Two images will remain seared in people’s minds from the latest crisis of confidence that has engulfed Prime Minister Joseph Muscat. One is of a man and a woman, owner and risk manager, respectively, of a shady bank, leaving the bank’s offices carrying bulging travel bags by a circuitous route late at night. The other is of Police Commissioner Lawrence Cutajar standing outside a rabbit restaurant in Mġarr repeatedly telling a Net TV reporter that he has no comment to make on whether the police are investigating the allegations made by journalist Daphne Caruana Galizia.

The most damaging of the allegations are that the Prime Minister’s wife, Michelle Muscat, owned Panama-registered company Egrant and that this company received a million-dollar transfer from an account held in the bank by the daughter of the President of Azerbaijan.

The allegations are highly alarming, to say the least. They are also potentially very damaging for Malta’s reputation as a financial services centre and come at an embarrassing time for the country while it holds the EU presidency. If true, this has the potential to be the biggest, most harmful political scandal in Malta’s history.

Joseph Muscat has vehemently denied that he or any member of his family are in any way connected to Egrant and will be suing for libel. Yet his reputation precedes him. Given Caruana Galizia’s track record in exposing the secret financial structures of leading members of government, and the Prime Minister’s refusal to tackle those revelations satisfactorily, it is no wonder that so many people are scandalised and outraged.

That outrage extends to the way the police appear to have dealt with the matter so far, with all the time in the world allowed for any incriminating documents to be taken away from the bank – as symbolised by those bags being carried away by the owner of Pilatus Bank, whether or not they contained anything of value to a police investigation.

It was only late on Thursday night – hours after the travel bags incident – that a government statement informed us  Muscat had asked his lawyers to contact the Police Commissioner and request him to “inform a duty magistrate tonight to investigate allegations published by Daphne Caruana Galizia, preserve all evidence and give instructions to the Attorney General and Police Commissioner to take all necessary steps”.

While the police are prevented by law from divulging what action they have taken in regard to a complaint or allegation, the seriousness of the situation demanded that the Police Commissioner, standing outside that rabbit restaurant, at least declare that an investigation was under way.
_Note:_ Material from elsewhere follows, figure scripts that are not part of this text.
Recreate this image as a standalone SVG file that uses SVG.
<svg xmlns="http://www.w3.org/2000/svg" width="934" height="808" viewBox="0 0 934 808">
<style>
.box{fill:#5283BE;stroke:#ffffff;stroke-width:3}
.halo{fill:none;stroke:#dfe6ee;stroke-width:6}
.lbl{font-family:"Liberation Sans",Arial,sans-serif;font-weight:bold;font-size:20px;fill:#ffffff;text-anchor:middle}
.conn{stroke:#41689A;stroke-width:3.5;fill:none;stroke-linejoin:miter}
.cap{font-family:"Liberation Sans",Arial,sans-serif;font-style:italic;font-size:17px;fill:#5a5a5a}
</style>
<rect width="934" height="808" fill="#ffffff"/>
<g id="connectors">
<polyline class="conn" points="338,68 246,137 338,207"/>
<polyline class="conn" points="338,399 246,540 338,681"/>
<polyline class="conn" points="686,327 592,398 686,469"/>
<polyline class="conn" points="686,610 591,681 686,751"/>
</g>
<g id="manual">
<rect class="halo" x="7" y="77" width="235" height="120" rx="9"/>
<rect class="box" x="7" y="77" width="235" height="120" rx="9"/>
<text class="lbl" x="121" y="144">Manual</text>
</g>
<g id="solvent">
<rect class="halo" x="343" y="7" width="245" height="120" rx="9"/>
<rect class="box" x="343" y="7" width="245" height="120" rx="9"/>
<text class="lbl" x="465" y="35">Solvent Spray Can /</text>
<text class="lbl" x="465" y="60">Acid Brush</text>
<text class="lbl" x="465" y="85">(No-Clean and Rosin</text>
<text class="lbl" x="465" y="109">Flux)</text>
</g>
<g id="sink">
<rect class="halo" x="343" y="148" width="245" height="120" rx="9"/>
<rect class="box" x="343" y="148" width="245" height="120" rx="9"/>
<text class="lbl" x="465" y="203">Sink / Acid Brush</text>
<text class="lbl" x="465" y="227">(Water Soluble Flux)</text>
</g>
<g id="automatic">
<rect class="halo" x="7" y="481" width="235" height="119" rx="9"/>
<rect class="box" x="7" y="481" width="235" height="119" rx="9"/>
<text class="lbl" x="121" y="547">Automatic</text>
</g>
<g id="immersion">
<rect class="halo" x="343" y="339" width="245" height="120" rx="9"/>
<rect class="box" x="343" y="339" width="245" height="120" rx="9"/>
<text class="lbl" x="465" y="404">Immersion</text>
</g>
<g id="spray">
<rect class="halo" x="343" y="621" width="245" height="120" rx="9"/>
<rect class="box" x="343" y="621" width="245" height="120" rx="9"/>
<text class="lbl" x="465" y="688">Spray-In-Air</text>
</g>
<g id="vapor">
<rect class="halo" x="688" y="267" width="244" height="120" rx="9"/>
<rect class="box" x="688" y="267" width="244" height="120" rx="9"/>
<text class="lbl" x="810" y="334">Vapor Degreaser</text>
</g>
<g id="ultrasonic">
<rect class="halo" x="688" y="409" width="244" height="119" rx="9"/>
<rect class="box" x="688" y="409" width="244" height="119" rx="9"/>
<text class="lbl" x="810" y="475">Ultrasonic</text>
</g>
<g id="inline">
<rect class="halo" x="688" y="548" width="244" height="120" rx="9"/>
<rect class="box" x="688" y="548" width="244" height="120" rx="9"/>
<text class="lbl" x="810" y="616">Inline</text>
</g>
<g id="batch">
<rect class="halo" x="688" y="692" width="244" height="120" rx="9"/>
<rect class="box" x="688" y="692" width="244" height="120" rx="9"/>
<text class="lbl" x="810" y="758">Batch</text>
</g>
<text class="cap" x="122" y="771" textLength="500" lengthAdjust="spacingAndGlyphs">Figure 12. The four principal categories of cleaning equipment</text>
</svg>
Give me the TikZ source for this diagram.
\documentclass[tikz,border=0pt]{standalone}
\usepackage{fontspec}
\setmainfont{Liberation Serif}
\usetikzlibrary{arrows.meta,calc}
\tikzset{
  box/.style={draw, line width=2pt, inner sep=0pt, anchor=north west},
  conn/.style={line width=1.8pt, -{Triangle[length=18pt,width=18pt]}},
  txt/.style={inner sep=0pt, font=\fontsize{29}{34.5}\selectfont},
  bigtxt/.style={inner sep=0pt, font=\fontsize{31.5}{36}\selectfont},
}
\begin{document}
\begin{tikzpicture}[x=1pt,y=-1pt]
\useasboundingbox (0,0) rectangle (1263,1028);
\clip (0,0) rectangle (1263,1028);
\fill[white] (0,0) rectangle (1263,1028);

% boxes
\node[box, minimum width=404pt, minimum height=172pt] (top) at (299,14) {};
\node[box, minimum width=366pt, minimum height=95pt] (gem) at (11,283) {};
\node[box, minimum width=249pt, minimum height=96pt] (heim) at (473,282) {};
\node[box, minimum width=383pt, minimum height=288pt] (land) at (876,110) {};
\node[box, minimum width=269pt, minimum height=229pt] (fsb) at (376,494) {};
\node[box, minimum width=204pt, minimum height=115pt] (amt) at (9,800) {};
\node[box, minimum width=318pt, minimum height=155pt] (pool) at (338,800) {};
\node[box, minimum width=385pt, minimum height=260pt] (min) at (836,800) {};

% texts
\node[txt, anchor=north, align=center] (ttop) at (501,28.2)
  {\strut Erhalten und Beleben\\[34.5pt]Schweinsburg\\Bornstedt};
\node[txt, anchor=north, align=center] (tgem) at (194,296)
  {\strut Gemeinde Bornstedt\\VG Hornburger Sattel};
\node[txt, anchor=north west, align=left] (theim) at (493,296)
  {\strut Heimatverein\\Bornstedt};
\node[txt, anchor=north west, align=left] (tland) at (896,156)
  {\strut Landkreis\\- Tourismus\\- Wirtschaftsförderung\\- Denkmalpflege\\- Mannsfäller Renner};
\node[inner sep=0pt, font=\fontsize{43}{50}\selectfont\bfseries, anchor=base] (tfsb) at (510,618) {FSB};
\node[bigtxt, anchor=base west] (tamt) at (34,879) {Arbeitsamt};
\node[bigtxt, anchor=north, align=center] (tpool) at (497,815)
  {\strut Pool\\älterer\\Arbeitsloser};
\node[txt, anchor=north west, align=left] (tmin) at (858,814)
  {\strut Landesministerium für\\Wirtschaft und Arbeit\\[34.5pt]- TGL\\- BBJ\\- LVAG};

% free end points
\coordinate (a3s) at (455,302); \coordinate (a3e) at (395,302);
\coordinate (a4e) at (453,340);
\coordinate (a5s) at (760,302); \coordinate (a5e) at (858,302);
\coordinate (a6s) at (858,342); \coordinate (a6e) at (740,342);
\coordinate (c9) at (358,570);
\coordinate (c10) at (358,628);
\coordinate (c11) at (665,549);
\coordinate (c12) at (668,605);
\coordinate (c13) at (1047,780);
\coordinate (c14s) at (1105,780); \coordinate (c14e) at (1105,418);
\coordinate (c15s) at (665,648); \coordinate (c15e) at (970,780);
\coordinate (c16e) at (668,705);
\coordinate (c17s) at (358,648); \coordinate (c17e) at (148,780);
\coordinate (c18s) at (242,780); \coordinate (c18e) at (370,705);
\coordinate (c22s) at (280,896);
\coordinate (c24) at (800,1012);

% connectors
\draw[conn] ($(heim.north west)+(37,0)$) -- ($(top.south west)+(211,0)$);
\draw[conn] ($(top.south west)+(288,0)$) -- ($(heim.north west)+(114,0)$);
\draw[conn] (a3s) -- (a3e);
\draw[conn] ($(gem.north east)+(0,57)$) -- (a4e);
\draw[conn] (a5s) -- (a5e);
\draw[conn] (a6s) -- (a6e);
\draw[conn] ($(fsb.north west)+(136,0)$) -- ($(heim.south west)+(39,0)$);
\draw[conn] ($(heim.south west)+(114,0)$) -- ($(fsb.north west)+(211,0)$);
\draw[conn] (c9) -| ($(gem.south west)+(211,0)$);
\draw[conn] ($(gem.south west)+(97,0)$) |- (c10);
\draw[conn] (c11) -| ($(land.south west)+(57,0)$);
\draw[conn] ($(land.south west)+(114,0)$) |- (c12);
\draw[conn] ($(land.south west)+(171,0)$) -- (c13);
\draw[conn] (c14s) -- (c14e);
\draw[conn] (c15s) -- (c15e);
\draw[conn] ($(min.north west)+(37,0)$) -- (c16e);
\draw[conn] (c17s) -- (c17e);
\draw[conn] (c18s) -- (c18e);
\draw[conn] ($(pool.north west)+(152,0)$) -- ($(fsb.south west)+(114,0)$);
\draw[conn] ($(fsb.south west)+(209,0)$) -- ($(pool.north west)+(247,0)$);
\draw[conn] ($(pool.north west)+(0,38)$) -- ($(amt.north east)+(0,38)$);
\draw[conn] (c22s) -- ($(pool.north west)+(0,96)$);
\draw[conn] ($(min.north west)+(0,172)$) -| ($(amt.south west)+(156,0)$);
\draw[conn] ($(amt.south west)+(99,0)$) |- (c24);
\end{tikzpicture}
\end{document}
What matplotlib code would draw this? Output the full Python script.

That this was not done – and a ‘raid’ on the bank was carried out only the following morning – fills people with suspicion and dread.

These sentiments are, most unfortunately, wholly justified given the past failure of the police to act on a report by the Financial Intelligence Analysis Unit in the wake of the Panama Papers, which revealed Konrad Mizzi and Keith Schembri owned companies Panama.

The whole episode has continued to cast a shadow on the police and other institutions charged to protect us from crime and corruption. Those institutions include the Malta Financial Services Authority, which gave Pilatus Bank its licence to operate. 

As an EU Member State, the rule of law, transparency and good governance should be the norm. Under this government, those principles are under threat. Our institutions need to prove themselves all over again, and the only way faith in them can start to be restored is for a thorough, no-holds-barred investigation to be carried out, and to be seen to be carried out. This paper reiterates the call made by our sister newspaper yesterday for the Prime Minister to free all his financial advisers of their obligation to client confidentiality.

However, with the Prime Minister still in office, these State institutions cannot function with the serenity they require because he is involved – directly or indirectly – in their appointments. Effectively, the police, on whose evidence the magisterial inquiry now under way depends, are investigating their own boss. The police fall under the executive branch of government, headed by the Prime Minister. This is nothing less than a constitutional crisis and should present to Muscat a crisis of conscience. 

Given this situation, he really has no other option but to stand aside and appoint an acting Prime Minister until all the institutions conclude their investigations. He would then act accordingly.